Decentralized information systems in business departments can impede the adoption of a comprehensive, U.S.-compliant document retention policy. Furthermore, establishing a document retention policy only at U.S. subsidiaries is not sufficient. Headquarters should implement consistent rules across all group companies globally, to the extent possible. This uniformity enables foreign companies to address potential U.S. litigation and governmental inquiries.
Responding to a Legal Notice
In addition to implementing routine document retention practices, companies should also consider formalizing an internal process for responding to legal notices.6 There are several immediate steps the company’s legal division can consider upon receiving an official Legal Notice, including consulting with outside counsel.
- Litigation Hold: A litigation hold is an internal written directive sent from counsel to select company employees notifying them that they must preserve specific categories of documents and ESI. The notice details the nature of the documents and ESI that must be retained. It is standard (and expected) practice for a company to promptly issue litigation holds as part of a defensible process to preserve documents and information relevant to a pending or reasonably anticipated legal proceedings or requests. The legal team must identify and notify all pertinent employees and departments, keeping records of these communications. Companies should involve their IT departments to suspend any data retention policies that might delete or recycle relevant ESI.
- Legal Requirements and Obligations of the Legal Notice: The company’s legal team should assess whether a legal proceeding’s request or notice is compulsory or voluntary. This involves verifying the authority of the issuing entity and ensuring the request meets all statutory and regulatory requirements, such as proper signatures, dates, and translations.

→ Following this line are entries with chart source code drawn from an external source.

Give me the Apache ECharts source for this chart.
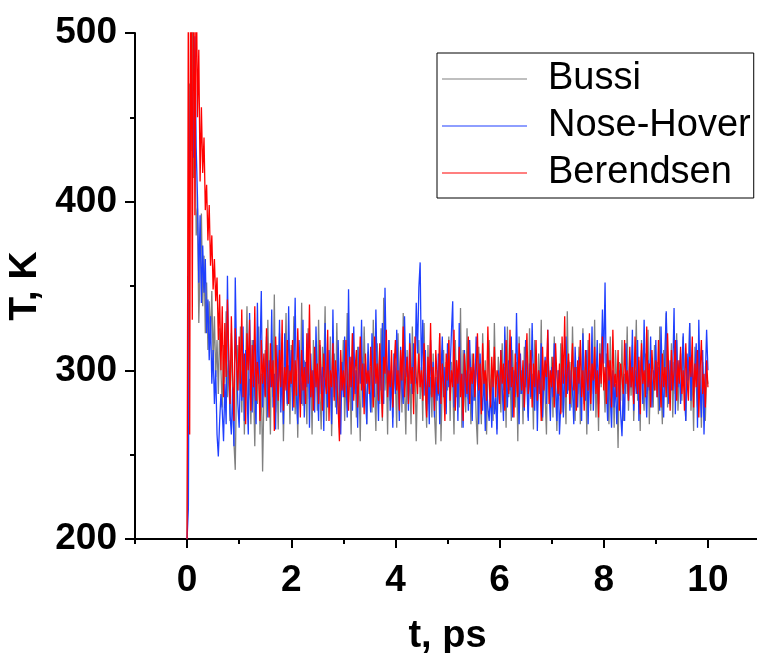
<!DOCTYPE html>
<html><head><meta charset="utf-8">
<script src="https://cdn.jsdelivr.net/npm/echarts@6/dist/echarts.min.js"></script>
<style>html,body{margin:0;padding:0;background:#fff}#c{width:757px;height:653px}</style>
</head><body><div id="c"></div>
<script>
// sampling step of the time axis, ps
const DT = 0.025;
// Bussi thermostat temperature, K (one row = 0.5 ps)
const bussi = [
200,330,470,430,505,414,455,380,396,328,362,393,338,368,322,352,312,341,318,347,
305,332,296,318,286,325,300,278,315,292,335,284,306,270,322,290,257,241,298,315,
288,326,275,310,262,300,338,281,295,268,318,290,255,305,280,326,262,298,240,284,
312,270,330,295,262,318,284,345,275,300,265,322,288,308,258,296,334,279,303,268,
315,287,332,274,298,260,312,285,340,279,306,292,268,325,283,301,262,318,290,307,
276,330,288,265,314,296,338,270,302,283,320,261,294,310,278,328,287,266,305,292,
318,270,296,334,281,305,262,322,289,300,272,314,295,258,308,284,326,293,268,311,
286,302,275,330,290,264,316,298,280,325,270,343,288,305,262,318,282,300,272,310,
294,266,322,285,308,275,334,290,262,312,280,300,268,326,287,305,258,296,318,283,
302,270,328,288,266,315,280,296,272,310,274,256,300,285,322,258,293,312,276,305,
288,320,270,305,292,262,318,284,300,278,337,266,312,290,275,325,283,298,268,310,
282,300,272,256,314,290,268,322,285,306,262,296,318,280,300,270,328,288,265,308,
295,275,316,288,302,266,326,284,298,270,312,290,278,305,258,320,286,300,268,314,
290,305,272,325,283,298,265,318,292,276,310,286,330,270,300,284,262,316,294,280,
308,272,320,290,264,300,285,316,275,298,296,268,335,288,305,278,326,290,270,302,
286,314,268,298,325,280,302,262,318,292,276,308,286,330,272,300,264,316,290,322,
296,275,310,288,268,320,284,300,266,312,292,254,305,282,318,270,298,286,326,276,
302,285,315,270,296,330,282,306,264,318,290,276,310,286,324,268,300,292,278,315,
288,305,274,326,292,268,312,284,334,278,300,290,316,272,305,286,322,276,298,310,
282,320,294,270,306,288,328,276,300,264,314,290,278,318,296,266,305,284,270,298,
292];
// Nose-Hover thermostat temperature, K
const noseHover = [
200,218,430,480,458,426,498,432,402,352,392,340,374,346,366,322,342,306,332,292,
312,280,300,262,249,270,286,276,258,292,268,356,300,274,262,290,255,355,308,280,
266,300,282,326,270,312,288,262,334,295,275,318,285,268,340,292,310,347,278,300,
285,320,272,306,290,336,278,298,265,315,288,330,275,302,268,322,294,280,338,290,
312,276,300,343,285,268,318,296,280,330,272,305,290,322,266,310,284,300,275,326,
292,270,315,286,302,264,328,290,278,312,296,268,336,284,300,274,318,288,262,305,
284,320,296,272,348,290,308,276,326,286,300,266,314,292,330,278,304,288,268,316,
290,275,322,300,284,336,296,270,312,288,328,280,349,304,292,318,276,300,266,310,
286,324,298,270,314,290,280,332,296,308,276,322,300,286,316,292,340,310,349,364,
296,330,285,312,276,300,268,318,290,305,272,296,282,310,268,298,320,284,302,274,
316,290,300,322,341,278,292,306,270,328,288,298,266,312,284,300,276,318,294,270,
304,282,320,296,268,310,286,276,300,264,292,278,270,288,266,296,274,284,262,300,
280,312,290,270,326,296,278,306,288,320,272,300,284,334,292,268,310,286,300,276,
318,290,270,304,284,328,294,276,312,264,300,286,316,272,296,308,280,324,290,270,
302,284,316,292,270,300,262,280,310,272,296,320,286,306,276,300,288,268,314,292,
278,308,290,270,322,296,282,312,268,300,288,326,276,304,292,318,280,310,300,336,
304,352,290,270,306,284,266,300,278,292,268,286,300,274,261,288,270,316,294,282,
306,290,324,276,300,286,318,270,298,312,280,330,292,272,306,288,320,278,300,294,
318,284,302,276,326,290,272,312,335,296,280,306,288,300,337,274,318,290,306,280,
300,322,288,270,310,294,328,282,306,290,298,316,266,330,290,272,312,262,296,324,
300];
// Berendsen thermostat temperature, K
const berendsen = [
200,540,262,590,330,570,392,545,450,490,412,456,417,438,395,410,377,398,362,380,
348,366,341,355,318,345,300,338,284,328,296,342,310,280,332,298,270,325,305,288,
320,292,336,284,310,268,322,300,330,276,315,290,338,282,305,296,270,318,292,310,
284,325,298,272,316,290,306,264,320,296,282,312,290,330,276,302,288,318,280,300,
292,318,278,306,285,325,296,272,312,288,302,280,322,292,339,284,300,276,314,290,
304,280,318,292,276,310,296,286,324,270,300,290,316,282,306,294,278,258,312,288,
300,284,318,294,276,308,290,322,282,300,312,278,296,320,288,304,274,310,292,300,
286,314,296,278,320,292,304,282,316,290,272,308,298,324,284,300,290,312,278,302,
318,288,300,276,312,294,326,284,298,308,280,316,292,302,274,320,296,286,310,290,
300,282,316,294,272,308,290,328,284,302,276,312,296,286,322,280,304,292,270,310,
294,318,282,300,290,324,276,306,292,314,284,298,270,310,296,286,320,280,302,292,
310,284,298,322,288,304,274,316,292,300,282,326,294,278,308,290,314,284,300,296,
280,312,292,304,276,318,296,286,324,290,302,272,310,294,284,316,298,288,306,278,
300,322,286,296,312,278,304,290,318,282,300,294,270,314,288,306,296,324,280,300,
290,308,278,316,296,286,304,274,320,292,332,284,300,310,280,298,316,288,302,276,
306,292,318,284,300,276,312,296,288,322,280,304,294,314,286,300,272,310,292,320,
288,302,280,316,294,306,278,324,290,298,284,312,276,304,296,286,318,292,300,282,
314,290,302,280,320,296,286,308,274,316,292,300,284,326,290,304,278,312,296,288,
306,284,318,294,278,310,290,302,284,322,296,276,312,288,300,318,282,306,292,314,
286,300,276,316,294,282,308,296,320,278,304,290,312,272,300,318,286,298,278,306,
290];
const seriesNames = ['Bussi', 'Nose-Hover', 'Berendsen'];
const seriesColors = ['#808080', '#1f3fff', '#ff0000'];
const xTickValues = [0, 2, 4, 6, 8, 10];
const xMinorTickValues = [-1, 1, 3, 5, 7, 9, 11];

function toPairs(arr) { return arr.map((v, i) => [Math.round(i * DT * 1000) / 1000, v]); }
const FONT = '"Liberation Sans", Arial, Helvetica, sans-serif';
const chart = echarts.init(document.getElementById('c'), null, { renderer: 'canvas' });
chart.setOption({
  animation: false,
  backgroundColor: '#fff',
  grid: { left: 135, top: 33, right: -3, bottom: 114, containLabel: false, outerBoundsMode: 'none' },
  xAxis: [{
    type: 'value', min: -1, max: 11, interval: 1,
    axisLine: { show: true, onZero: false, lineStyle: { color: '#000', width: 2 } },
    axisTick: { show: true, customValues: xTickValues, length: 9, lineStyle: { color: '#000', width: 2 } },
    axisLabel: { customValues: xTickValues, fontSize: 37, fontWeight: 'bold', color: '#000', fontFamily: FONT, margin: 23 },
    splitLine: { show: false },
    name: 't, ps', nameLocation: 'middle', nameGap: 79,
    nameTextStyle: { fontSize: 38, fontWeight: 'bold', color: '#000', fontFamily: FONT }
  }, {
    type: 'value', min: -1, max: 11, position: 'bottom',
    axisLine: { show: false },
    axisTick: { show: true, customValues: xMinorTickValues, length: 5, lineStyle: { color: '#000', width: 2 } },
    axisLabel: { show: false },
    splitLine: { show: false }
  }],
  yAxis: {
    type: 'value', min: 200, max: 500, interval: 100,
    axisLine: { show: true, onZero: false, lineStyle: { color: '#000', width: 2 } },
    axisTick: { show: true, length: 10, lineStyle: { color: '#000', width: 2 } },
    minorTick: { show: true, splitNumber: 2, length: 5, lineStyle: { color: '#000', width: 2 } },
    axisLabel: { fontSize: 37, fontWeight: 'bold', color: '#000', fontFamily: FONT, margin: 18 },
    splitLine: { show: false },
    name: 'T, K', nameLocation: 'middle', nameGap: 82,
    nameTextStyle: { fontSize: 39, fontWeight: 'bold', color: '#000', fontFamily: FONT }
  },
  legend: {
    orient: 'vertical', left: 437, top: 53, padding: [6, 3, 5, 5], itemGap: 7,
    itemWidth: 85, itemHeight: 1, icon: 'rect', selectedMode: false,
    borderColor: '#000', borderWidth: 1, backgroundColor: '#fff',
    textStyle: { fontSize: 38, color: '#000', fontFamily: FONT, lineHeight: 40, padding: [0, 0, 0, 16] },
    data: seriesNames
  },
  series: [bussi, noseHover, berendsen].map((d, i) => ({
    name: seriesNames[i], type: 'line', data: toPairs(d), xAxisIndex: 0,
    showSymbol: false, symbol: 'none', clip: true, z: 2 + i,
    lineStyle: { color: seriesColors[i], width: 1.3 }, itemStyle: { color: seriesColors[i] }
  }))
});
</script></body></html>
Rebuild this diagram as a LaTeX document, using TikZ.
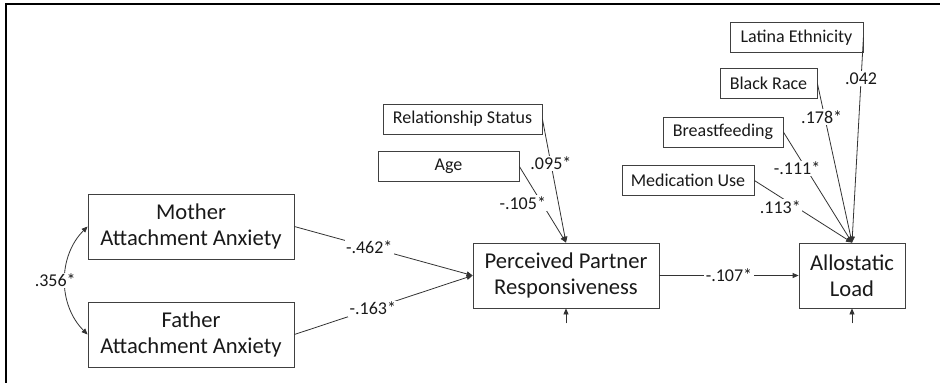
\documentclass[tikz,border=0pt]{standalone}
\usepackage{fontspec}
\setmainfont{Carlito}
\usetikzlibrary{arrows.meta,positioning}

\begin{document}
\begin{tikzpicture}[x=1pt,y=-1pt,line width=0.8pt,
  var/.style={draw=black!75,text=black!90,align=center,minimum height=65pt,inner sep=2pt,font=\fontsize{22.6}{26.5}\selectfont},
  cov/.style={draw=black!75,text=black!90,minimum height=30pt,inner sep=2pt,font=\fontsize{18}{21}\selectfont},
  coef/.style={fill=white,text=black!90,inner sep=1.5pt,font=\fontsize{18}{21}\selectfont},
  arr/.style={draw=black!80,-{Triangle[length=6pt,width=5pt]}}]
\useasboundingbox (0,0) rectangle (940,383);
% frame, only top and left edges show
\draw[line width=2pt] (940,3.7) -- (5.7,3.7) -- (5.7,383);

\node[var,minimum width=206pt] (mother) at (191,226.5) {Mother\\Attachment Anxiety};
\node[var,minimum width=206pt] (father) at (191,334.5) {Father\\Attachment Anxiety};
\node[var,minimum width=186pt] (ppr) at (566,275.5) {Perceived Partner\\Responsiveness};
\node[var,minimum width=106pt] (load) at (852,275.5) {Allostatic\\Load};

\node[cov,minimum width=159pt] (status) at (462.5,119) {Relationship Status};
\node[cov,minimum width=141pt] (age) at (448.5,166.5) {Age};
\node[cov,minimum width=133pt] (latina) at (796.5,37.5) {Latina Ethnicity};
\node[cov,minimum width=97pt] (black) at (768.5,83.5) {Black Race};
\node[cov,minimum width=120pt] (breast) at (723,132) {Breastfeeding};
\node[cov,minimum width=132pt] (meds) at (688,180.5) {Medication Use};

\coordinate[below=15pt of ppr] (eppr);
\coordinate[below=15pt of load] (eload);

\draw[{Triangle[length=6pt,width=5pt]}-{Triangle[length=6pt,width=5pt]},draw=black!80]
  (mother.west) to[bend right=45] node[coef,xshift=-10pt]{.356*} (father.west);

\draw[arr] (mother.east) -- node[coef,pos=0.42]{-.462*} (ppr.west);
\draw[arr] (father.east) -- node[coef,pos=0.44]{-.163*} (ppr.west);
\draw[arr] (ppr) -- node[coef]{-.107*} (load);

\draw[arr] (status.east) -- node[coef,pos=0.36]{.095*} (ppr.north);
\draw[arr] (age.east) -- node[coef,pos=0.48,xshift=-19pt]{-.105*} (ppr.north);

\draw[arr] (latina.east) -- node[coef,pos=0.2]{.042} (load.north);
\draw[arr] (black.east) -- node[coef,pos=0.21,xshift=-3pt]{.178*} (load.north);
\draw[arr] (breast.east) -- node[coef,pos=0.33,xshift=-9pt]{-.111*} (load.north);
\draw[arr] (meds.east) -- node[coef,pos=0.43,xshift=-16pt]{.113*} (load.north);

\draw[arr] (eppr) -- (ppr.south);
\draw[arr] (eload) -- (load.south);
\end{tikzpicture}
\end{document}
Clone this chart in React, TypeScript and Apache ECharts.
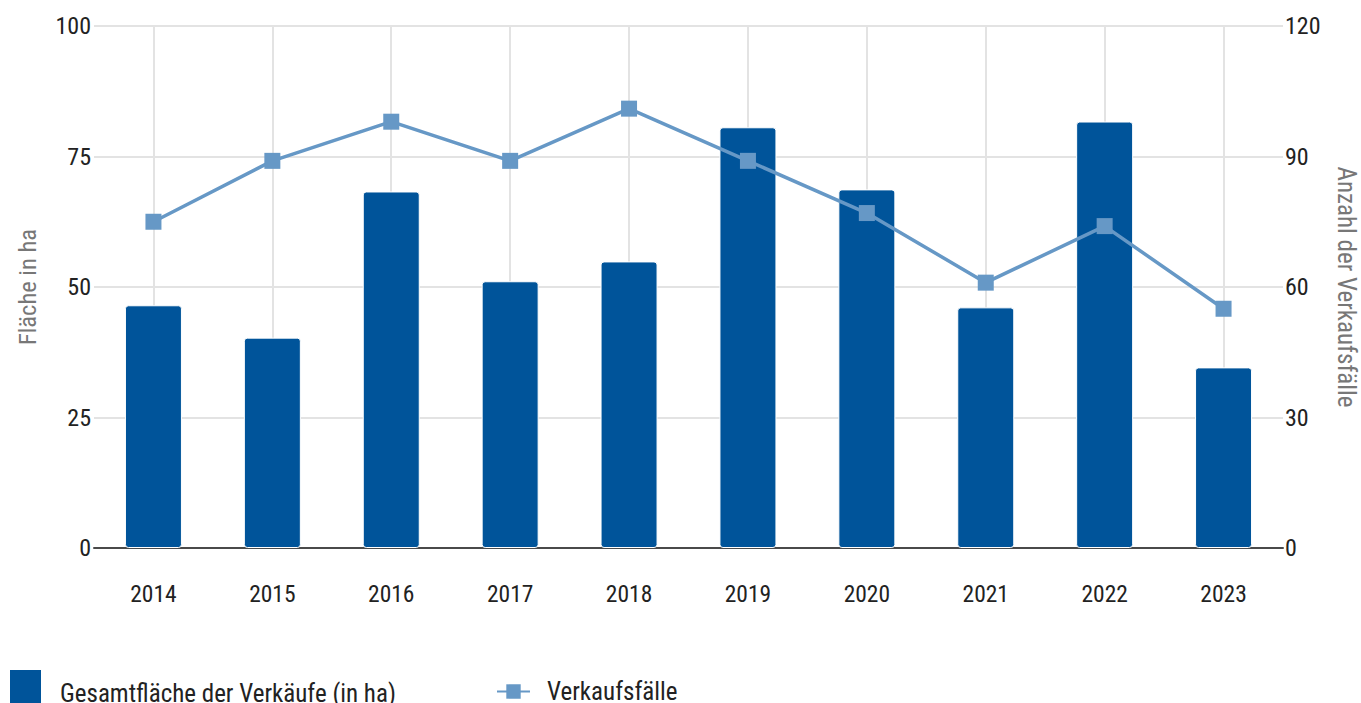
import React, { useEffect, useRef } from "react";
import * as echarts from "echarts";

const years = ["2014", "2015", "2016", "2017", "2018", "2019", "2020", "2021", "2022", "2023"];
const flaeche = [46.5, 40.3, 68.3, 51.1, 54.9, 80.6, 68.7, 46.1, 81.7, 34.6];
const faelle = [75, 89, 98, 89, 101, 89, 77, 61, 74, 55];
const leftTicks = { min: 0, max: 100, interval: 25 };
const rightTicks = { min: 0, max: 120, interval: 30 };

const FONT = "'Roboto Condensed', 'Liberation Sans Narrow', Roboto, sans-serif";

export default function App() {
  const ref = useRef<HTMLDivElement>(null);
  useEffect(() => {
    document.body.style.margin = "0";
    const chart = echarts.init(ref.current!, null, { renderer: "svg" });
    chart.setOption({
      animation: false,
      textStyle: { fontFamily: FONT },
      grid: { left: 94, right: 78, top: 26, bottom: 155, containLabel: false, outerBoundsMode: "none" },
      legend: [
        {
          data: [{ name: "Gesamtfläche der Verkäufe (in ha)", icon: "rect" }],
          left: 8,
          top: 668,
          padding: 0,
          itemWidth: 33,
          itemHeight: 48,
          itemGap: 20,
          textStyle: { fontSize: 25, color: "#222", fontFamily: FONT, padding: [0, 0, 0, 13] },
        },
        {
          data: ["Verkaufsfälle"],
          left: 496,
          top: 679,
          padding: 0,
          itemWidth: 33,
          itemHeight: 18,
          textStyle: { fontSize: 25, color: "#222", fontFamily: FONT, padding: [0, 0, 0, 12] },
        },
      ],
      xAxis: {
        type: "category",
        data: years,
        axisTick: { show: false },
        axisLine: { show: true, lineStyle: { color: "#4a4a4a", width: 2 } },
        axisLabel: { margin: 34, fontSize: 23.5, color: "#222", fontFamily: FONT },
        splitLine: { show: true, alignWithLabel: true, lineStyle: { color: "#e3e3e3", width: 2 } },
      },
      yAxis: [
        {
          type: "value",
          ...leftTicks,
          name: "Fläche in ha",
          nameLocation: "middle",
          nameGap: 54,
          nameTextStyle: { fontSize: 24.5, color: "#777", fontFamily: FONT },
          axisLine: { show: false },
          axisTick: { show: false },
          axisLabel: { margin: 3, fontSize: 24, color: "#222", fontFamily: FONT },
          splitLine: { show: true, lineStyle: { color: "#e3e3e3", width: 2 } },
        },
        {
          type: "value",
          ...rightTicks,
          name: "Anzahl der Verkaufsfälle",
          nameLocation: "middle",
          nameRotate: -90,
          nameGap: 51,
          nameTextStyle: { fontSize: 25, color: "#777", fontFamily: FONT },
          axisLine: { show: false },
          axisTick: { show: false },
          axisLabel: { margin: 2, fontSize: 24, color: "#222", fontFamily: FONT },
          splitLine: { show: false },
        },
      ],
      series: [
        {
          name: "Gesamtfläche der Verkäufe (in ha)",
          type: "bar",
          data: flaeche,
          barWidth: 57,
          yAxisIndex: 0,
          itemStyle: { color: "#00549a", borderColor: "#ffffff", borderWidth: 1, borderRadius: 3 },
        },
        {
          name: "Verkaufsfälle",
          type: "line",
          data: faelle,
          yAxisIndex: 1,
          symbol: "rect",
          symbolSize: 16,
          lineStyle: { color: "#6698c6", width: 3.5 },
          itemStyle: { color: "#6698c6" },
        },
      ],
    });
    return () => chart.dispose();
  }, []);
  return <div ref={ref} style={{ width: 1361, height: 703 }} />;
}
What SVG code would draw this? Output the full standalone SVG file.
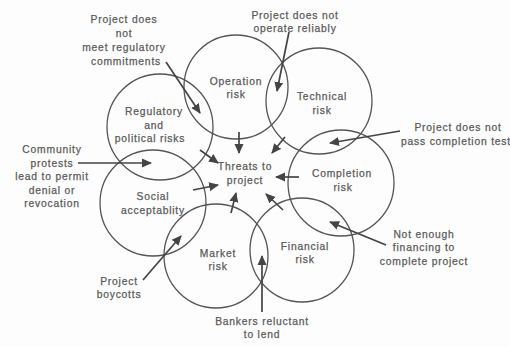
<svg xmlns="http://www.w3.org/2000/svg" width="510" height="347" viewBox="0 0 510 347">
  <defs>
    <marker id="head" viewBox="0 0 10 10" refX="9" refY="5" markerWidth="10" markerHeight="10" markerUnits="userSpaceOnUse" orient="auto">
      <path d="M0,0.5 L10,5 L0,9.5 Z" fill="#444"/>
    </marker>
    <style>
      text { font-family: "Liberation Sans", Arial, sans-serif; font-size: 10.3px; fill: #5a5a5a; stroke: #5a5a5a; stroke-width: 0.25; text-anchor: middle; letter-spacing: 0.8px; }
      .ring { fill: none; stroke: #555; stroke-width: 1.3; }
      .link { fill: none; stroke: #444; stroke-width: 1.7; marker-end: url(#head); }
    </style>
  </defs>
  <rect width="510" height="347" fill="#fdfdfd"/>

  <!-- risk circles arranged in a ring -->
  <g id="operation">
    <circle class="ring" cx="236" cy="87" r="52"/>
    <text x="236" y="85">Operation</text>
    <text x="236" y="98">risk</text>
  </g>
  <g id="technical">
    <circle class="ring" cx="319" cy="101" r="53"/>
    <text x="322" y="100">Technical</text>
    <text x="322" y="114">risk</text>
  </g>
  <g id="completion">
    <circle class="ring" cx="341" cy="183" r="53"/>
    <text x="342" y="177">Completion</text>
    <text x="343" y="191">risk</text>
  </g>
  <g id="financial">
    <circle class="ring" cx="302" cy="250" r="52"/>
    <text x="305" y="250">Financial</text>
    <text x="305" y="263">risk</text>
  </g>
  <g id="market">
    <circle class="ring" cx="216" cy="256" r="52"/>
    <text x="218" y="257">Market</text>
    <text x="218" y="270">risk</text>
  </g>
  <g id="social">
    <circle class="ring" cx="153" cy="203" r="53"/>
    <text x="153" y="200">Social</text>
    <text x="153" y="214">acceptablity</text>
  </g>
  <g id="regulatory">
    <circle class="ring" cx="160" cy="127" r="53"/>
    <text x="154" y="115">Regulatory</text>
    <text x="154" y="129">and</text>
    <text x="150" y="142">political risks</text>
  </g>
  <g id="threats">
    <text x="245" y="170">Threats to</text>
    <text x="245" y="184">project</text>
  </g>

  <!-- outside causes -->
  <g id="cause-regulatory">
    <text x="124" y="23">Project does</text>
    <text x="124" y="37">not</text>
    <text x="124" y="51">meet regulatory</text>
    <text x="126" y="65">commitments</text>
  </g>
  <g id="cause-technical">
    <text x="295" y="19">Project does not</text>
    <text x="295" y="32">operate reliably</text>
  </g>
  <g id="cause-completion">
    <text x="458" y="131">Project does not</text>
    <text x="456" y="145">pass completion test</text>
  </g>
  <g id="cause-financial">
    <text x="424" y="238">Not enough</text>
    <text x="424" y="251">financing to</text>
    <text x="424" y="265">complete project</text>
  </g>
  <g id="cause-market">
    <text x="262" y="325">Bankers reluctant</text>
    <text x="262" y="338">to lend</text>
  </g>
  <g id="cause-social">
    <text x="119" y="285">Project</text>
    <text x="119" y="298">boycotts</text>
  </g>
  <g id="cause-community">
    <text x="52" y="153">Community</text>
    <text x="52" y="167">protests</text>
    <text x="52" y="180">lead to permit</text>
    <text x="52" y="194">denial or</text>
    <text x="52" y="207">revocation</text>
  </g>

  <g id="connectors">
    <!-- causes into the circles -->
    <line class="link" x1="166" y1="62" x2="200" y2="113"/>
    <line class="link" x1="289" y1="32" x2="277" y2="91"/>
    <line class="link" x1="400" y1="131" x2="330" y2="143"/>
    <line class="link" x1="386" y1="245" x2="330" y2="222"/>
    <line class="link" x1="262" y1="312" x2="262" y2="256"/>
    <line class="link" x1="143" y1="280" x2="181" y2="236"/>
    <line class="link" x1="78" y1="163" x2="151" y2="163"/>
    <!-- circles into the centre -->
    <line class="link" x1="239" y1="132" x2="239" y2="153"/>
    <line class="link" x1="285" y1="137" x2="272" y2="153"/>
    <line class="link" x1="299" y1="177" x2="276" y2="177"/>
    <line class="link" x1="283" y1="210" x2="266" y2="194"/>
    <line class="link" x1="231" y1="213" x2="236" y2="193"/>
    <line class="link" x1="193" y1="190" x2="218" y2="185"/>
    <line class="link" x1="200" y1="150" x2="218" y2="163"/>
  </g>
</svg>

It is also important to determine whether the company falls under the jurisdiction of the requesting authority and whether the requested documents or information falls within the request’s applicable statutory authority. The company should also consider if complying with the request would be unduly burdensome and if grounds exist to object to complying with the request based on burden and proportionality grounds.
- Confidentiality Obligations of the Legal Notice: The company should review the Legal Notice and assess whether compliance would conflict with other obligations imposed on the company, such as contractual mandates or obligations from government agencies. Should a secrecy requirement conflict with disclosure obligations, the company should consider explaining its confidentiality requirements to the issuing entity, seeking a written waiver or acknowledgment to permit compliance, and analyzing the potential liabilities associated with either disclosing or objecting to complying with the request. Based on this analysis, the company should then determine the appropriate strategy regarding disclosure to interested stakeholders.
- Maintain Privileges: Maintaining legal privilege is paramount, particularly in U.S. matters, where the privileges safeguard the confidentiality of legal advice and work product protections for company decisions made during investigations and litigation. Among other things, the attorney-client privilege protects client communications intended to facilitate the rendition of legal advice and to protect counsel’s advice rendered to a client. To protect these confidences, the company should ensure that counsel oversees investigations, is included in relevant decision-making, and provides timely legal analysis addressing privilege and confidentiality protocols. While U.S. privilege laws generally apply abroad during U.S. government investigations (provided counsel carries out and monitors the inquiries), involving U.S. counsel and legal teams in all stages of the assessment can further secure these protections. Companies will want to avoid internal inquiries that compile and assess company documents and witness statements without the instruction and guidance of counsel.
- Other Considerations: If the Legal Notice requests personal information about an individual, companies should ascertain whether compliance with such a request would infringe the privacy rights of any individuals under applicable data privacy laws. Furthermore, if the Legal Notice contains any elements found unreasonable, unlawful, inconsistent with domestic or foreign laws, or violative of the privacy rights of third parties, it is prudent to consider appealing, narrowing, quashing, or otherwise challenging the Legal Notice as permitted by law.
* Special thanks to Summer Associate Aika Dietz˘ for her valuable contributions to this GT Advisory.
˘ Not admitted to the practice of law.
1Gerlich v. U.S. Dep’t of Justice, 711 F.3d 161, 170–71 (D.C. Cir. 2013).
2 But courts may determine when the duty to preserve evidence begins as it relates specifically to anticipated litigation in the United States. Lunkenheimer Co. v. Tyco Flow Control Pac. Party Ltd., No. 1:11-CV-824, 2015 WL 631045, at *6 (S.D. Ohio Feb. 12, 2015).
3 “Blood Pressure Drug Manufacturer Faces Sanctions Over Discovery,” Bloomberg Law, May 13, 2024.
4 MedImpact Healthcare Sys., Inc. v. IQVIA Inc., No. 19-CV-1865-GPC-DEB, 2022 WL 1694428 (S.D. Cal. May 26, 2022).
5 See, e.g., ELG Utica Alloys, Inc. v. Niagara Mohawk Power Corp., No. 616CV1523BKSATB, 2023 WL 2655111, at *14 (N.D.N.Y. Mar. 27, 2023) (finding that sanctions were warranted because plaintiff’s destruction of documents constitutes gross negligence and the destroyed evidence was relevant to the defendants’ defenses).
6 For purposes of this article, a “Legal Notice” refers generally to official legal correspondence such as:
- notices related to legal proceedings or threatened legal proceedings;
- requests for documents, testimony, or information, such as via subpoena; and
- official requests related to public authority investigations or regulatory procedures.